Lailson Santos/Divulgação
Kathia Bissoli (Desdêmona) e André Ferreira (Otelo) durante ensaio do espetáculo da cia. Os Primos que recria a tragédia de "Otelo"


VALMIR SANTOS
DA REPORTAGEM LOCAL

Ela é epicentro das atrocidades geradas por suspeita de ciúme, morre estrangulada nas mãos do marido, empresta seu nome ao título, mas quem dá as cartas na peça, e mal, são os homens.
Se você pensou em "Otelo", acertou. O espetáculo "Desdêmona", que estréia hoje no teatro Augusta, com a cia. Os Primos, é ancorado na tragédia do bardo inglês William Shakespeare (1564-1616), mas quer recriá-la segundo uma leitura simbólica do universo masculino proposta pelo psicólogo suíço Carl Gustav Jung (1875-1961).
Assim, o mouro Otelo (interpretado por André Ferreira), general a serviço de Veneza, corresponde ao arquétipo do rei.
Seu alferes, Iago (Fernando Oliveira), homem de confiança que maquina o veneno do ciúme, é o mago; o lugar-tenente Cássio (Fábio Ferretti), pobre coitado sobre o qual recai a suspeita de ser "o outro", claro, é o amante.
E Rodrigo (Ricardo Garcia Marques), que no Shakespeare original não é um militar, aqui engrossa o exército de Otelo e encarna a figura do guerreiro.
O rei espelharia autoridade, poder; o guerreiro seria passional, impulsivo; o amante, sensível; e o mago, aquele que dominaria a comunicação, um ilusionista.
Na dramaturgia de Gerson Steves, esses arquétipos podem compor a essência do indivíduo masculino, conforme Jung.
Tal qual uma espectadora, Desdêmona (Kathia Bissoli) testemunha in loco à construção da tragédia à qual ela mesma será submetida, traída pelo maquiavelismo de Iago e pela cegueira de Otelo, seu marido.

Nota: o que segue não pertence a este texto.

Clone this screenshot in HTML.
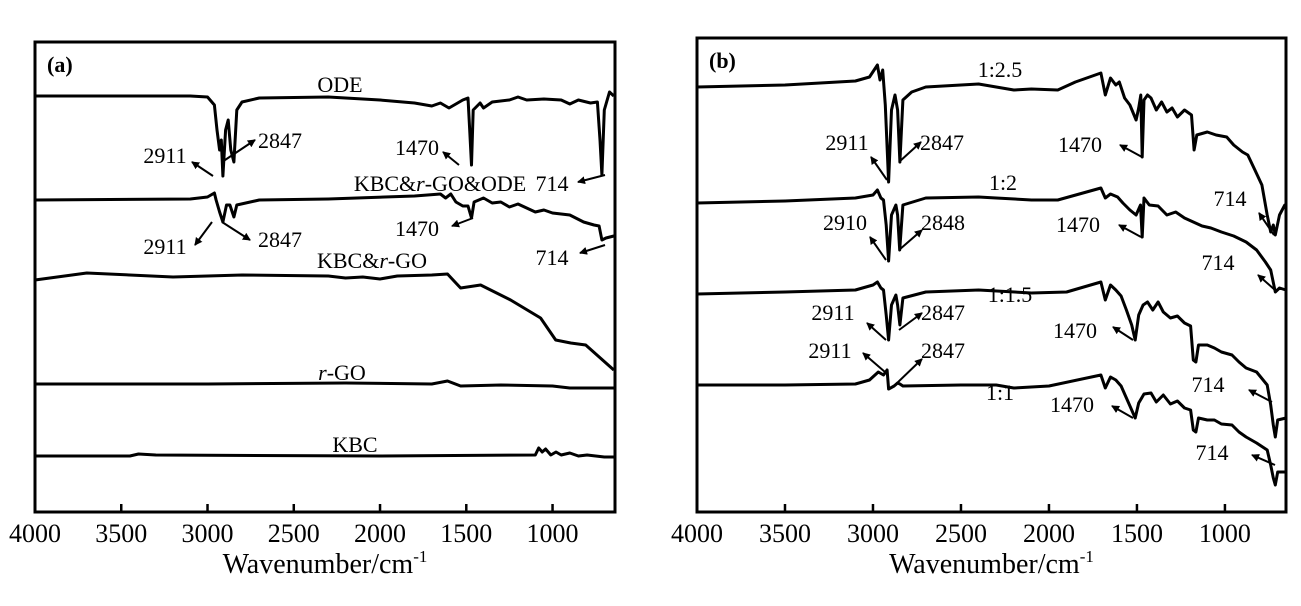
<!DOCTYPE html>
<html><head><meta charset="utf-8"><style>
body{margin:0;background:#fff;}
svg text{font-family:"Liberation Serif",serif;fill:#000;}
</style></head><body>
<svg id="c" width="1301" height="601" viewBox="0 0 1301 601" xmlns="http://www.w3.org/2000/svg">
<defs><marker id="ah" markerWidth="8" markerHeight="8" refX="7" refY="4" orient="auto" markerUnits="userSpaceOnUse"><path d="M0,0 L8,4 L0,8 Z" fill="#000"/></marker></defs>
</svg>
<script>
// x ticks
const tickValues=[4000,3500,3000,2500,2000,1500,1000];
// panel a series: [wavenumber, intensity(offset units)]
const seriesA_ODE=[[4000,96],[3100,96],[3000,97],[2960,105],[2945,130],[2930,150],[2920,140],[2911,176],[2895,130],[2880,120],[2865,150],[2847,162],[2830,110],[2800,102],[2700,98],[2300,97],[2000,100],[1800,103],[1700,106],[1650,103],[1600,108],[1520,100],[1490,98],[1480,130],[1470,165],[1460,110],[1420,103],[1400,108],[1350,102],[1250,100],[1200,97],[1150,100],[1050,99],[950,100],[900,104],[850,100],[780,103],[740,102],[725,140],[714,175],[700,110],[670,92],[645,96]];
const seriesA_KGO=[[4000,200],[3100,199],[3000,197],[2960,193],[2950,200],[2930,212],[2911,222],[2890,205],[2870,205],[2847,217],[2830,205],[2700,200],[2300,199],[1800,196],[1650,194],[1620,198],[1590,194],[1560,202],[1520,206],[1490,206],[1470,218],[1455,202],[1400,198],[1350,203],[1300,202],[1250,207],[1200,204],[1100,212],[1050,210],[1000,213],[900,215],[820,222],[760,225],[730,226],[714,240],[690,238],[645,236]];
const seriesA_KG=[[4000,280],[3700,273],[3200,277],[2800,275],[2300,276],[2200,278],[2100,277],[2000,279],[1900,276],[1700,275],[1609,274],[1560,283],[1533,288],[1417,285],[1243,300],[1069,318],[982,340],[895,343],[808,345],[645,370]];
const seriesA_RGO=[[4000,384],[3000,384],[2200,383],[1700,384],[1609,381],[1533,386],[1300,385],[1000,386],[900,388],[645,388]];
const seriesA_KBC=[[4000,456],[3450,456],[3400,454],[3300,455],[2000,456],[1100,455],[1080,448],[1060,452],[1040,449],[1010,455],[980,452],[950,455],[900,453],[850,456],[800,455],[700,457],[645,457]];
// panel b series
const seriesB_25=[[4000,87],[3500,85],[3100,81],[3020,77],[2975,65],[2960,80],[2945,70],[2930,105],[2911,182],[2895,110],[2875,95],[2860,110],[2847,162],[2830,100],[2780,92],[2700,87],[2400,84],[2300,87],[2200,90],[2100,89],[1950,90],[1850,82],[1705,73],[1680,95],[1650,78],[1620,85],[1600,82],[1570,98],[1540,105],[1505,120],[1490,108],[1478,95],[1470,157],[1460,100],[1440,95],[1420,98],[1390,110],[1360,102],[1330,112],[1300,108],[1270,117],[1230,110],[1190,115],[1175,150],[1160,135],[1100,132],[1050,135],[990,137],[950,145],[900,152],[870,155],[830,170],[790,185],[760,215],[740,232],[725,225],[714,235],[690,215],[660,205],[653,205]];
const seriesB_2=[[4000,203],[3500,201],[3100,198],[3000,195],[2975,190],[2955,198],[2940,200],[2925,225],[2911,261],[2895,215],[2870,205],[2860,215],[2848,250],[2830,205],[2700,198],[2400,197],[2300,198],[2100,200],[1950,200],[1705,188],[1680,198],[1650,194],[1610,197],[1580,203],[1540,210],[1505,215],[1480,205],[1470,237],[1460,198],[1430,205],[1380,206],[1330,215],[1280,212],[1230,218],[1180,222],[1130,226],[1080,228],[1020,232],[950,236],[880,242],[820,250],[770,262],[740,270],[714,292],[690,288],[653,290]];
const seriesB_15=[[4000,294],[3500,292],[3100,290],[3000,285],[2975,282],[2955,288],[2940,290],[2925,315],[2911,340],[2895,305],[2870,295],[2860,305],[2847,325],[2830,298],[2700,292],[2400,290],[2100,293],[1900,292],[1705,282],[1680,300],[1650,285],[1620,290],[1590,296],[1560,310],[1530,325],[1510,340],[1490,315],[1465,305],[1440,302],[1410,310],[1380,302],[1350,312],[1310,318],[1270,316],[1230,323],[1195,326],[1180,360],[1165,362],[1150,345],[1100,345],[1060,348],[1020,352],[960,355],[920,362],[880,368],[820,372],[760,385],[740,405],[725,425],[714,437],[700,420],[653,418]];
const seriesB_11=[[4000,385],[3500,385],[3100,384],[3020,380],[2970,372],[2940,375],[2920,370],[2911,389],[2880,386],[2860,383],[2847,384],[2830,386],[2500,385],[2300,385],[2200,388],[2000,386],[1705,375],[1680,388],[1650,377],[1620,380],[1590,386],[1560,398],[1530,410],[1510,418],[1490,403],[1460,394],[1420,393],[1390,402],[1350,395],[1310,404],[1270,401],[1230,408],[1195,410],[1180,430],[1165,432],[1150,418],[1100,420],[1060,420],[1020,424],[960,425],[920,432],[880,437],[820,443],[760,450],[740,465],[725,478],[714,485],[700,472],[653,472]];

const svg=document.getElementById('c');
const NS='http://www.w3.org/2000/svg';
function mk(tag,attrs,parent){const e=document.createElementNS(NS,tag);for(const k in attrs)e.setAttribute(k,attrs[k]);(parent||svg).appendChild(e);return e;}
function makeX(l,r,lo,hi){return v=>l+(lo-v)/(lo-hi)*(r-l);}
const panels=[{l:35,r:615,t:42,b:512,hi:638,label:'(a)'},{l:697,r:1286,t:38,b:512,hi:653,label:'(b)'}];
panels.forEach((p,i)=>{
 p.x=makeX(p.l,p.r,4000,p.hi);
 const g=mk('g',{});
 
 
 const fr=mk('rect',{x:p.l,y:p.t,width:p.r-p.l,height:p.b-p.t,fill:'none',stroke:'#000','stroke-width':3},g);
 
 tickValues.forEach(v=>{const X=p.x(v);
  const tk=mk('line',{x1:X,x2:X,y1:p.b,y2:p.b-8,stroke:'#000','stroke-width':2.5},g);
  
  const tl=mk('text',{x:X,y:p.b+30,'font-size':26,'text-anchor':'middle'},g);tl.textContent=v;
  });
 const xt=mk('text',{x:(p.l+p.r)/2,y:573,'font-size':28,'text-anchor':'middle'},g);
 xt.innerHTML='Wavenumber/cm<tspan dy="-11" font-size="17">-1</tspan>';
 
 const pl=mk('text',{x:p.l+12,y:p.t+30,'font-size':22,'font-weight':'bold'},g);pl.textContent=p.label;
 
});
function drawSeries(p,data,name){
 const d=data.map((pt,j)=>(j?'L':'M')+p.x(pt[0]).toFixed(1)+','+pt[1]).join(' ');
 const e=mk('path',{d:d,fill:'none',stroke:'#000','stroke-width':3,'stroke-linejoin':'round'});
 
 
}
const A=panels[0],B=panels[1];
drawSeries(A,seriesA_ODE,'line-ode');drawSeries(A,seriesA_KGO,'line-kbc-rgo-ode');drawSeries(A,seriesA_KG,'line-kbc-rgo');drawSeries(A,seriesA_RGO,'line-rgo');drawSeries(A,seriesA_KBC,'line-kbc');
drawSeries(B,seriesB_25,'line-1-2.5');drawSeries(B,seriesB_2,'line-1-2');drawSeries(B,seriesB_15,'line-1-1.5');drawSeries(B,seriesB_11,'line-1-1');
function label(x,y,html,size){const t=mk('text',{x:x,y:y,'font-size':size||22,'text-anchor':'middle'});t.innerHTML=html;
 
 }
function arrow(x1,y1,x2,y2){const l=mk('line',{x1:x1,y1:y1,x2:x2,y2:y2,stroke:'#000','stroke-width':2,'marker-end':'url(#ah)'});
 
 }
// panel a labels
label(340,92,'ODE');label(440,191,'KBC&amp;<tspan font-style="italic">r</tspan>-GO&amp;ODE');label(372,268,'KBC&amp;<tspan font-style="italic">r</tspan>-GO');label(342,380,'<tspan font-style="italic">r</tspan>-GO');label(355,452,'KBC');
label(165,163,'2911');arrow(213,176,192,162);label(280,148,'2847');arrow(222,162,255,140);
label(417,155,'1470');arrow(459,165,443,152);label(552,191,'714');arrow(605,175,578,182);
label(165,254,'2911');arrow(212,222,195,245);label(280,247,'2847');arrow(222,222,250,240);
label(417,236,'1470');arrow(473,218,452,226);label(552,265,'714');arrow(605,245,580,253);
// panel b labels
label(1000,77,'1:2.5');label(1003,190,'1:2');label(1010,302,'1:1.5');label(1000,400,'1:1');
label(847,150,'2911');arrow(887,180,871,157);label(942,150,'2847');arrow(899,162,921,142);
label(1080,152,'1470');arrow(1142,157,1120,145);label(1230,206,'714');arrow(1274,235,1259,213);
label(845,230,'2910');arrow(886,260,870,237);label(943,230,'2848');arrow(899,250,922,230);
label(1078,232,'1470');arrow(1141,237,1119,225);label(1218,270,'714');arrow(1275,290,1258,275);
label(833,320,'2911');arrow(886,340,867,323);label(943,320,'2847');arrow(899,330,922,313);
label(1075,338,'1470');arrow(1133,340,1113,327);label(1208,392,'714');arrow(1272,402,1249,390);
label(830,358,'2911');arrow(885,372,863,353);label(943,358,'2847');arrow(895,385,922,359);
label(1072,412,'1470');arrow(1133,418,1112,406);label(1212,460,'714');arrow(1275,465,1252,455);
</script>
</body></html>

Ao cabo, todos sucumbirão, sejam nobres ou vis.
"A mulher que desperta a energia masculina desses quatro homens é uma chave fundamental na tragédia, mas nunca tem papel de agente; aliás, como a história da maioria das mulheres ao longo dos séculos", afirma a diretora Fernanda Maia, 36.
Em cena, Desdêmona permanece muda; expressa-se apenas por meio da ação física. "A palavra é um poder de decisão ao qual ela não tem acesso", diz Maia.
Na montagem, o público se desloca de um espaço a outro, como da Veneza das razões à Chipre das emoções.
"Desdêmona" pode ser um complemento ao "Otelo" genuíno que cumpre temporada na sede do grupo Folias d'Arte.

DESDÊMONA. De: William Shakespeare. Dramaturgia: Gerson Steves. Direção: Fernanda Maia. Com: cia. Os Primos. Onde: teatro Augusta (r. Augusta, 943, Cerqueira César, tel: 3151-4141). Quando: estréia hoje; ter. e qua., às 21h; até 26/11. Quanto: R$ 12.